* begin INPUT *

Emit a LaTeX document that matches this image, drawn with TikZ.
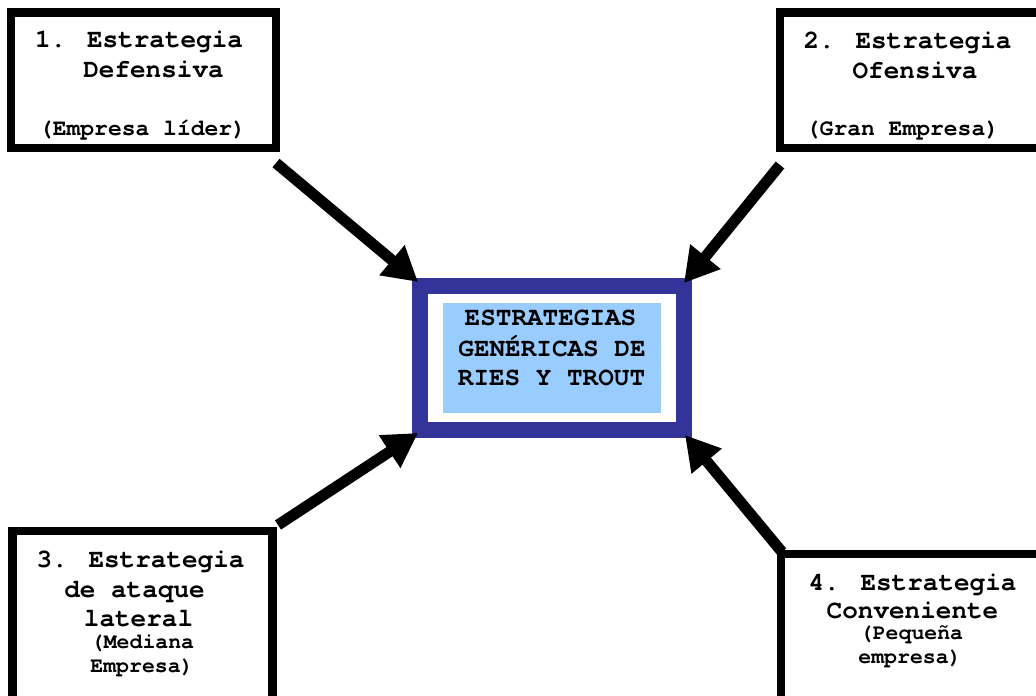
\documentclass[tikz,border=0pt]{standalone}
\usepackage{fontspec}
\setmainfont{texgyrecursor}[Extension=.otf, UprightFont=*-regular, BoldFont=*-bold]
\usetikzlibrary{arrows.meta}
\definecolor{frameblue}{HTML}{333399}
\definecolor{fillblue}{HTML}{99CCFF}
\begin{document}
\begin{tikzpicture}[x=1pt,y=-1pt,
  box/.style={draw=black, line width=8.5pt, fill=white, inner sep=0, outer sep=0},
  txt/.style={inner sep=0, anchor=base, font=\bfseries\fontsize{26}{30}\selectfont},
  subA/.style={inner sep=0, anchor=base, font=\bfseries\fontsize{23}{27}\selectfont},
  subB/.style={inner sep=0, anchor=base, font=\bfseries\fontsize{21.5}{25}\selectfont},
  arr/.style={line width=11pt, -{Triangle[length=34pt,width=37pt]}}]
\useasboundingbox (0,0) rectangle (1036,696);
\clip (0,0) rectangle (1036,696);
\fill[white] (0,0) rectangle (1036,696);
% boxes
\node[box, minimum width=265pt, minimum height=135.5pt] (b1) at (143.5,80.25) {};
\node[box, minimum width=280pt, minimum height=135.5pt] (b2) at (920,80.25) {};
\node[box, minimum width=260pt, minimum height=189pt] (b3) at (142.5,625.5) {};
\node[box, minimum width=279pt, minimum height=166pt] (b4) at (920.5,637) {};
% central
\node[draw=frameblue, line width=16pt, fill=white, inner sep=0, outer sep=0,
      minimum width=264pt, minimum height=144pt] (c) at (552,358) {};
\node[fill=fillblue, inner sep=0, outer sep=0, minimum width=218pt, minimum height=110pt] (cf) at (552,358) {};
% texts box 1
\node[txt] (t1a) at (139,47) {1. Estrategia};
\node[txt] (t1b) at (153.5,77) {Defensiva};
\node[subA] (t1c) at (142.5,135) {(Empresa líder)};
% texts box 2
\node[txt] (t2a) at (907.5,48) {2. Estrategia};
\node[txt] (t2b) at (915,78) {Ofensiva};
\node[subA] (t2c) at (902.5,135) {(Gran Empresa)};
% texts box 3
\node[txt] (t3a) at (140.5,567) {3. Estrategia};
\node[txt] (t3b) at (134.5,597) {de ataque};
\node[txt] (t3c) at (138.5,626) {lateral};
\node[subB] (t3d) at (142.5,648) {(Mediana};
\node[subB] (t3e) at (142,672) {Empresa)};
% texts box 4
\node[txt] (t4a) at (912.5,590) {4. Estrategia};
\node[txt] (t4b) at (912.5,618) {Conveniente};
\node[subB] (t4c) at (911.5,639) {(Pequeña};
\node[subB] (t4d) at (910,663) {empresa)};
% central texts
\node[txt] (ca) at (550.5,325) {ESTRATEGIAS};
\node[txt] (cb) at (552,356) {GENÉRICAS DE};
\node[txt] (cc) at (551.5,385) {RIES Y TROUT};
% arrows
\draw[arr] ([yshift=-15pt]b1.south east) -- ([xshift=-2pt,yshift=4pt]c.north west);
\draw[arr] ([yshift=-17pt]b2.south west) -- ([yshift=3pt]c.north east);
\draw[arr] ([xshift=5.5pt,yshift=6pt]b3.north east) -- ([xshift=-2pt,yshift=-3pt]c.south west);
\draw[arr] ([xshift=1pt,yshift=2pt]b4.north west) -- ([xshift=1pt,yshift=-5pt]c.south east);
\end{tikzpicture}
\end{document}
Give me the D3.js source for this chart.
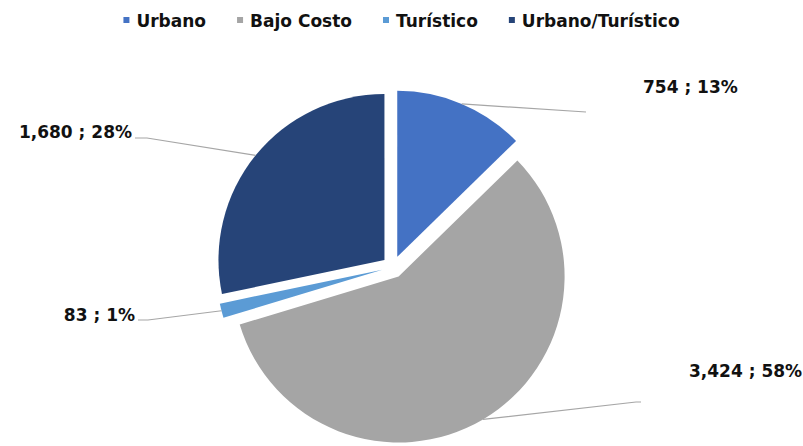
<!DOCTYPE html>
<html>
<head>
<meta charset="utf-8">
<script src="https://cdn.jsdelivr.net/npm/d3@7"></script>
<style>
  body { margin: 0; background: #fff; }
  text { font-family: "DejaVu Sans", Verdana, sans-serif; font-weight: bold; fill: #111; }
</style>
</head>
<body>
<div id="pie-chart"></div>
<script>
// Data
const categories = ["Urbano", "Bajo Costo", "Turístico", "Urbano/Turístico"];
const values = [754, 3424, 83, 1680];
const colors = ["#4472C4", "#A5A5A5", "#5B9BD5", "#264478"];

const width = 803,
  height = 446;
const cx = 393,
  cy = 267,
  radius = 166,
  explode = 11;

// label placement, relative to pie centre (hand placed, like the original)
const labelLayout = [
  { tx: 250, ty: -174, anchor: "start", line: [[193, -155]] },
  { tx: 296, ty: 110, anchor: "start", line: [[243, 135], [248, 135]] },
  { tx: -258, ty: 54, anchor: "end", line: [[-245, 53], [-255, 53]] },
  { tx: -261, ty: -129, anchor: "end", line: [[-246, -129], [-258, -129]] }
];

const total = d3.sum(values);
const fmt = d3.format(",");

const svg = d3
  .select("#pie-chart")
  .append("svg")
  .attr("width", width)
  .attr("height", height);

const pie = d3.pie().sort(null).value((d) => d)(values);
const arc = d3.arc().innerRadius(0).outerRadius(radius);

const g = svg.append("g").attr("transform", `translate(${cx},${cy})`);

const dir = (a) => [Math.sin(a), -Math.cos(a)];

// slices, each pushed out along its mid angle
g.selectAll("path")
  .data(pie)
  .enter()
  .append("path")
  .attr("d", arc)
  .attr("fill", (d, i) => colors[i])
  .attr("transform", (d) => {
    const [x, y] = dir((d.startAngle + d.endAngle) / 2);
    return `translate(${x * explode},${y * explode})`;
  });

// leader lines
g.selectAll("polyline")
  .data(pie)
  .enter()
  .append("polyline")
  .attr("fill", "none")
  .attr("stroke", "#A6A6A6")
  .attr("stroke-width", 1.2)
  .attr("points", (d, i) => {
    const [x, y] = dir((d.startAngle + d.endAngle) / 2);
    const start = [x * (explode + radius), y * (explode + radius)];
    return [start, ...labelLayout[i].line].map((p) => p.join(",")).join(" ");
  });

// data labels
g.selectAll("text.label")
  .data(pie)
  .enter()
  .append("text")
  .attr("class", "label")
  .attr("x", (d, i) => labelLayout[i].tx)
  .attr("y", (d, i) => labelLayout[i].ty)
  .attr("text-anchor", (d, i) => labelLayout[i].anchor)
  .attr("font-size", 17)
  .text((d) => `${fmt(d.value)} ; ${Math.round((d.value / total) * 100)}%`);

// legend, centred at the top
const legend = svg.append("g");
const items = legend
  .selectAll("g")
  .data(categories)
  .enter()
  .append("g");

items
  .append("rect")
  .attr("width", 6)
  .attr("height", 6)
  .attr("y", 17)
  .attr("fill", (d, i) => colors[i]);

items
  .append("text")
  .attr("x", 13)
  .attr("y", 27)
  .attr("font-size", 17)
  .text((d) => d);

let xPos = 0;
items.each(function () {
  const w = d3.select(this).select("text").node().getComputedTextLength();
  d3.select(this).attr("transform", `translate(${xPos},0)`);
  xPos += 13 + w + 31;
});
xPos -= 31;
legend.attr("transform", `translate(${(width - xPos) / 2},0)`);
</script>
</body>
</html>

* end INPUT *

STATED TASK:
Leaving aside the images, write out the entries above word for word.

REPLY TO THE TASK:
Emit a LaTeX document that matches this image, drawn with TikZ.
\documentclass[tikz,border=0pt]{standalone}
\usepackage{fontspec}
\setmainfont{texgyrecursor}[Extension=.otf, UprightFont=*-regular, BoldFont=*-bold]
\usetikzlibrary{arrows.meta}
\definecolor{frameblue}{HTML}{333399}
\definecolor{fillblue}{HTML}{99CCFF}
\begin{document}
\begin{tikzpicture}[x=1pt,y=-1pt,
  box/.style={draw=black, line width=8.5pt, fill=white, inner sep=0, outer sep=0},
  txt/.style={inner sep=0, anchor=base, font=\bfseries\fontsize{26}{30}\selectfont},
  subA/.style={inner sep=0, anchor=base, font=\bfseries\fontsize{23}{27}\selectfont},
  subB/.style={inner sep=0, anchor=base, font=\bfseries\fontsize{21.5}{25}\selectfont},
  arr/.style={line width=11pt, -{Triangle[length=34pt,width=37pt]}}]
\useasboundingbox (0,0) rectangle (1036,696);
\clip (0,0) rectangle (1036,696);
\fill[white] (0,0) rectangle (1036,696);
% boxes
\node[box, minimum width=265pt, minimum height=135.5pt] (b1) at (143.5,80.25) {};
\node[box, minimum width=280pt, minimum height=135.5pt] (b2) at (920,80.25) {};
\node[box, minimum width=260pt, minimum height=189pt] (b3) at (142.5,625.5) {};
\node[box, minimum width=279pt, minimum height=166pt] (b4) at (920.5,637) {};
% central
\node[draw=frameblue, line width=16pt, fill=white, inner sep=0, outer sep=0,
      minimum width=264pt, minimum height=144pt] (c) at (552,358) {};
\node[fill=fillblue, inner sep=0, outer sep=0, minimum width=218pt, minimum height=110pt] (cf) at (552,358) {};
% texts box 1
\node[txt] (t1a) at (139,47) {1. Estrategia};
\node[txt] (t1b) at (153.5,77) {Defensiva};
\node[subA] (t1c) at (142.5,135) {(Empresa líder)};
% texts box 2
\node[txt] (t2a) at (907.5,48) {2. Estrategia};
\node[txt] (t2b) at (915,78) {Ofensiva};
\node[subA] (t2c) at (902.5,135) {(Gran Empresa)};
% texts box 3
\node[txt] (t3a) at (140.5,567) {3. Estrategia};
\node[txt] (t3b) at (134.5,597) {de ataque};
\node[txt] (t3c) at (138.5,626) {lateral};
\node[subB] (t3d) at (142.5,648) {(Mediana};
\node[subB] (t3e) at (142,672) {Empresa)};
% texts box 4
\node[txt] (t4a) at (912.5,590) {4. Estrategia};
\node[txt] (t4b) at (912.5,618) {Conveniente};
\node[subB] (t4c) at (911.5,639) {(Pequeña};
\node[subB] (t4d) at (910,663) {empresa)};
% central texts
\node[txt] (ca) at (550.5,325) {ESTRATEGIAS};
\node[txt] (cb) at (552,356) {GENÉRICAS DE};
\node[txt] (cc) at (551.5,385) {RIES Y TROUT};
% arrows
\draw[arr] ([yshift=-15pt]b1.south east) -- ([xshift=-2pt,yshift=4pt]c.north west);
\draw[arr] ([yshift=-17pt]b2.south west) -- ([yshift=3pt]c.north east);
\draw[arr] ([xshift=5.5pt,yshift=6pt]b3.north east) -- ([xshift=-2pt,yshift=-3pt]c.south west);
\draw[arr] ([xshift=1pt,yshift=2pt]b4.north west) -- ([xshift=1pt,yshift=-5pt]c.south east);
\end{tikzpicture}
\end{document}
Give me the D3.js source for this chart.
<!DOCTYPE html>
<html>
<head>
<meta charset="utf-8">
<script src="https://cdn.jsdelivr.net/npm/d3@7"></script>
<style>
  body { margin: 0; background: #fff; }
  text { font-family: "DejaVu Sans", Verdana, sans-serif; font-weight: bold; fill: #111; }
</style>
</head>
<body>
<div id="pie-chart"></div>
<script>
// Data
const categories = ["Urbano", "Bajo Costo", "Turístico", "Urbano/Turístico"];
const values = [754, 3424, 83, 1680];
const colors = ["#4472C4", "#A5A5A5", "#5B9BD5", "#264478"];

const width = 803,
  height = 446;
const cx = 393,
  cy = 267,
  radius = 166,
  explode = 11;

// label placement, relative to pie centre (hand placed, like the original)
const labelLayout = [
  { tx: 250, ty: -174, anchor: "start", line: [[193, -155]] },
  { tx: 296, ty: 110, anchor: "start", line: [[243, 135], [248, 135]] },
  { tx: -258, ty: 54, anchor: "end", line: [[-245, 53], [-255, 53]] },
  { tx: -261, ty: -129, anchor: "end", line: [[-246, -129], [-258, -129]] }
];

const total = d3.sum(values);
const fmt = d3.format(",");

const svg = d3
  .select("#pie-chart")
  .append("svg")
  .attr("width", width)
  .attr("height", height);

const pie = d3.pie().sort(null).value((d) => d)(values);
const arc = d3.arc().innerRadius(0).outerRadius(radius);

const g = svg.append("g").attr("transform", `translate(${cx},${cy})`);

const dir = (a) => [Math.sin(a), -Math.cos(a)];

// slices, each pushed out along its mid angle
g.selectAll("path")
  .data(pie)
  .enter()
  .append("path")
  .attr("d", arc)
  .attr("fill", (d, i) => colors[i])
  .attr("transform", (d) => {
    const [x, y] = dir((d.startAngle + d.endAngle) / 2);
    return `translate(${x * explode},${y * explode})`;
  });

// leader lines
g.selectAll("polyline")
  .data(pie)
  .enter()
  .append("polyline")
  .attr("fill", "none")
  .attr("stroke", "#A6A6A6")
  .attr("stroke-width", 1.2)
  .attr("points", (d, i) => {
    const [x, y] = dir((d.startAngle + d.endAngle) / 2);
    const start = [x * (explode + radius), y * (explode + radius)];
    return [start, ...labelLayout[i].line].map((p) => p.join(",")).join(" ");
  });

// data labels
g.selectAll("text.label")
  .data(pie)
  .enter()
  .append("text")
  .attr("class", "label")
  .attr("x", (d, i) => labelLayout[i].tx)
  .attr("y", (d, i) => labelLayout[i].ty)
  .attr("text-anchor", (d, i) => labelLayout[i].anchor)
  .attr("font-size", 17)
  .text((d) => `${fmt(d.value)} ; ${Math.round((d.value / total) * 100)}%`);

// legend, centred at the top
const legend = svg.append("g");
const items = legend
  .selectAll("g")
  .data(categories)
  .enter()
  .append("g");

items
  .append("rect")
  .attr("width", 6)
  .attr("height", 6)
  .attr("y", 17)
  .attr("fill", (d, i) => colors[i]);

items
  .append("text")
  .attr("x", 13)
  .attr("y", 27)
  .attr("font-size", 17)
  .text((d) => d);

let xPos = 0;
items.each(function () {
  const w = d3.select(this).select("text").node().getComputedTextLength();
  d3.select(this).attr("transform", `translate(${xPos},0)`);
  xPos += 13 + w + 31;
});
xPos -= 31;
legend.attr("transform", `translate(${(width - xPos) / 2},0)`);
</script>
</body>
</html>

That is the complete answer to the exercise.